Community members, like alumni, pay $240 for a one-year membership that corresponds to the college fiscal calendar, June 1 through May 31. Half-year memberships are also available Dec. 1 through May 31 and can be purchased through February.

“Neighbors who were with us during the construction are now seeing some benefits,” Ron Osterman, equipment and facility manager at the Leonard Center, said. “And the rates are pretty reasonable.”

There are restrictions to the community membership, however. Those members may only work out at the designated morning time during the school year but have open use during academic breaks and summer. They also do not have access to lockers or the opportunity to take fitness classes.

“Some of the people who were most vocal about wanting memberships had to evaluate what they wanted after learning of these restrictions,” Hamre said.

Yehlen says that the community seems pretty satisfied, however.
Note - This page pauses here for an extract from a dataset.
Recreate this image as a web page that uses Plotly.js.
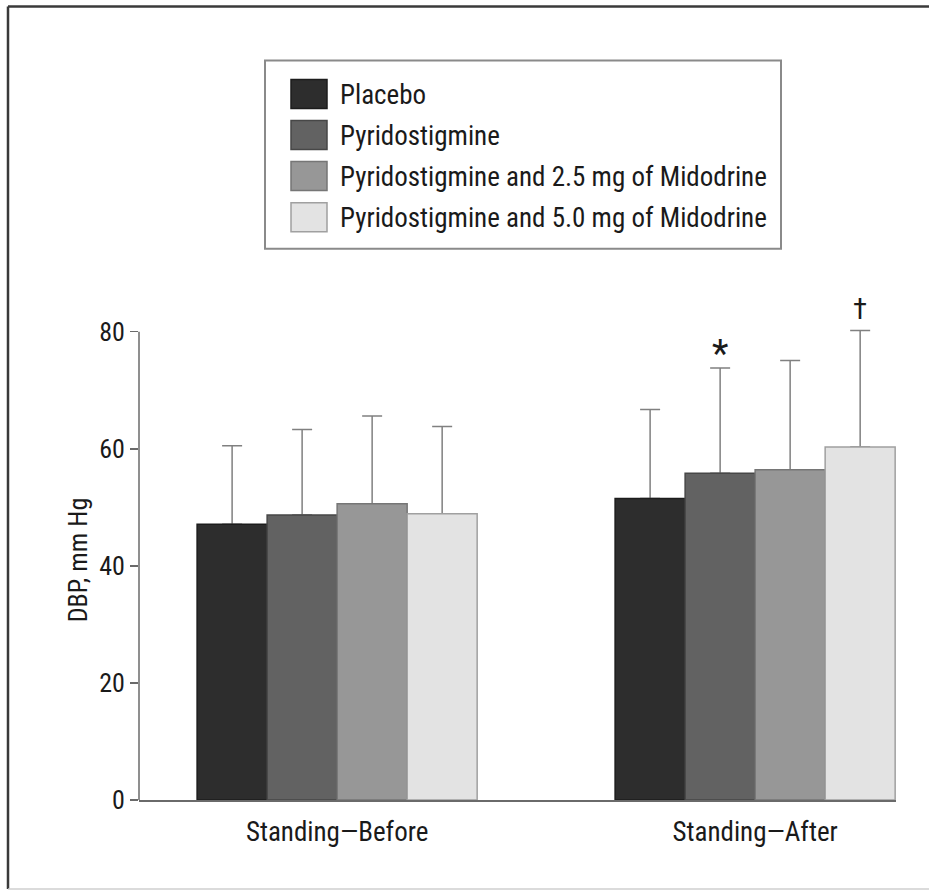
<!DOCTYPE html>
<html>
<head>
<meta charset="utf-8">
<script src="https://cdn.plot.ly/plotly-3.0.1.min.js"></script>
<style>html,body{margin:0;padding:0;background:#fff;}#chart{width:929px;height:891px;}</style>
</head>
<body>
<div id="chart"></div>
<script>
var categories = ['Standing\u2014Before', 'Standing\u2014After'];
var seriesNames = ['Placebo', 'Pyridostigmine', 'Pyridostigmine and 2.5 mg of Midodrine', 'Pyridostigmine and 5.0 mg of Midodrine'];
var placebo = [47.1, 51.5];
var pyridostigmine = [48.7, 55.8];
var midodrine25 = [50.6, 56.4];
var midodrine50 = [48.9, 60.3];
var placeboSD = [13.4, 15.2];
var pyridostigmineSD = [14.6, 18.0];
var midodrine25SD = [15.0, 18.7];
var midodrine50SD = [14.9, 19.9];
var yTicks = [0, 20, 40, 60, 80];
var markers = [{series: 1, category: 1, text: '*'}, {series: 3, category: 1, text: '\u2020'}];

var values = [placebo, pyridostigmine, midodrine25, midodrine50];
var sds = [placeboSD, pyridostigmineSD, midodrine25SD, midodrine50SD];
var fills = ['#2d2d2d', '#626262', '#979797', '#e3e3e3'];
var outlines = ['#1c1c1c', '#474747', '#767676', '#a0a0a0'];

var FONT = '"Liberation Sans Narrow", "Arial Narrow", "Roboto Condensed", "Liberation Sans", Arial, sans-serif';
var bargap = 0.33;
var yAxisTop = 80;     // where the drawn axis line ends
var yRangeTop = 82;    // a little headroom so the top error cap is not clipped
var L = 139, R = 896, B = 800;
var T = B - 468 * yRangeTop / yAxisTop;
function px(x) { return (x - L) / (R - L); }
function py(y) { return (B - y) / (B - T); }

var data = [];
// error bars first (drawn beneath the visible bars)
values.forEach(function (v, i) {
  data.push({
    type: 'bar', x: categories, y: v, offsetgroup: String(i), showlegend: false, hoverinfo: 'skip',
    marker: {color: 'rgba(0,0,0,0)', line: {width: 0}},
    error_y: {type: 'data', symmetric: false, array: sds[i], arrayminus: v.map(function () { return 0; }),
      color: '#808080', thickness: 1.5, width: 10}
  });
});
values.forEach(function (v, i) {
  data.push({
    type: 'bar', x: categories, y: v, name: seriesNames[i], offsetgroup: String(i), showlegend: false,
    marker: {color: fills[i], line: {color: outlines[i], width: 1.5}}
  });
});

var shapes = [
  {type: 'line', xref: 'paper', yref: 'y', x0: 0, x1: 0, y0: 0, y1: yAxisTop, line: {color: '#6a6a6a', width: 1.5}},
  {type: 'line', xref: 'paper', yref: 'paper', x0: px(8), x1: px(935), y0: py(7), y1: py(7), line: {color: '#3a3a3a', width: 2.5}},
  {type: 'line', xref: 'paper', yref: 'paper', x0: px(8), x1: px(8), y0: py(7), y1: py(889), line: {color: '#3a3a3a', width: 2.5}},
  {type: 'line', xref: 'paper', yref: 'paper', x0: px(8), x1: px(935), y0: py(889), y1: py(889), line: {color: '#cfcfcf', width: 1.5}},
  {type: 'rect', xref: 'paper', yref: 'paper', x0: px(265), x1: px(781), y0: py(61), y1: py(249), line: {color: '#8a8a8a', width: 2}, fillcolor: 'rgba(0,0,0,0)'}
];
var annotations = [];
seriesNames.forEach(function (name, i) {
  var top = 80 + i * 41;
  shapes.push({type: 'rect', xref: 'paper', yref: 'paper', x0: px(291), x1: px(327), y0: py(top), y1: py(top + 29),
    fillcolor: fills[i], line: {color: outlines[i], width: 1.5}});
  annotations.push({xref: 'paper', yref: 'paper', x: px(338), y: py(top + 15), xanchor: 'left', yanchor: 'middle',
    text: name, showarrow: false, font: {family: FONT, size: 27, color: '#1a1a1a'}});
});
var slot = (1 - bargap) / values.length;
markers.forEach(function (m) {
  var off = -(1 - bargap) / 2 + slot * (m.series + 0.5);
  var isStar = m.text === '*';
  annotations.push({xref: 'x', yref: 'y', x: m.category + off,
    y: values[m.series][m.category] + sds[m.series][m.category],
    xanchor: 'center', yanchor: 'bottom', text: m.text, showarrow: false,
    yshift: isStar ? -10 : 3,
    font: {family: FONT, size: isStar ? 38 : 29, color: '#1a1a1a'}});
});

var layout = {
  width: 929, height: 891, autosize: false,
  margin: {l: L, r: 929 - R, t: T, b: 891 - B, pad: 0},
  paper_bgcolor: '#ffffff', plot_bgcolor: '#ffffff',
  barmode: 'group', bargap: bargap, bargroupgap: 0,
  showlegend: false,
  font: {family: FONT, size: 26, color: '#1a1a1a'},
  xaxis: {type: 'category', range: [-0.474, 1.337], showline: true, linecolor: '#6a6a6a', linewidth: 1.5,
    ticks: '', showgrid: false, zeroline: false, ticklabelstandoff: 7,
    tickfont: {family: FONT, size: 27, color: '#1a1a1a'}},
  yaxis: {range: [0, yRangeTop], tickvals: yTicks, ticktext: yTicks.map(String), ticks: 'outside', ticklen: 8, tickwidth: 1.5,
    tickcolor: '#6a6a6a', showline: false, showgrid: false, zeroline: false,
    tickfont: {family: FONT, size: 26, color: '#1a1a1a'},
    title: {text: 'DBP, mm Hg', font: {family: FONT, size: 26, color: '#1a1a1a'}, standoff: 4}},
  shapes: shapes,
  annotations: annotations
};
Plotly.newPlot('chart', data, layout, {displayModeBar: false, staticPlot: true});
</script>
</body>
</html>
He gets approximately one call per week about membership but feels that other fitness opportunities in the area satisfy that need.

Leonard Center membership opportunities also exist for employees and alumni. Employees receive membership for themselves and one other person for free, while alumni have the choice to purchase summer, half-year, and annual memberships, ranging from $75 to $240. Students also receive one free year of membership after graduation. Anyone can purchase a daily guest pass for $10 as long as they are with a member.

“I think that the people who work there are very helpful,” anthropology professor Ron Barrett said. “I tend to work out in the afternoons though less lately because of the sports teams, but I’ll bring my girls and we’ll dance around in the studio.”

Despite positive feedback, there are no set plans to reevaluate membership structure in the future.

“We’re certainly not in the membership business to generate income,” Osterman said, though membership revenue is being directed toward facility upkeep. He also finds it difficult to accommodate month to month memberships because of the Leonard Center’s usage patterns.

Nevertheless, community interest is still high. Phone calls from community members hoping to rent space in the facility are frequent.

“Our summer camps and conference business has increased since the building of this facility,” Hamre said.

But many outside requests are also denied.

“There was never any intention for the Leonard Center to take the place of Lifetime Fitness. The intentions of the building were always directed toward the campus community,” Chandler said. “I think our students, faculty, and staff really value that the Leonard Center is here for them.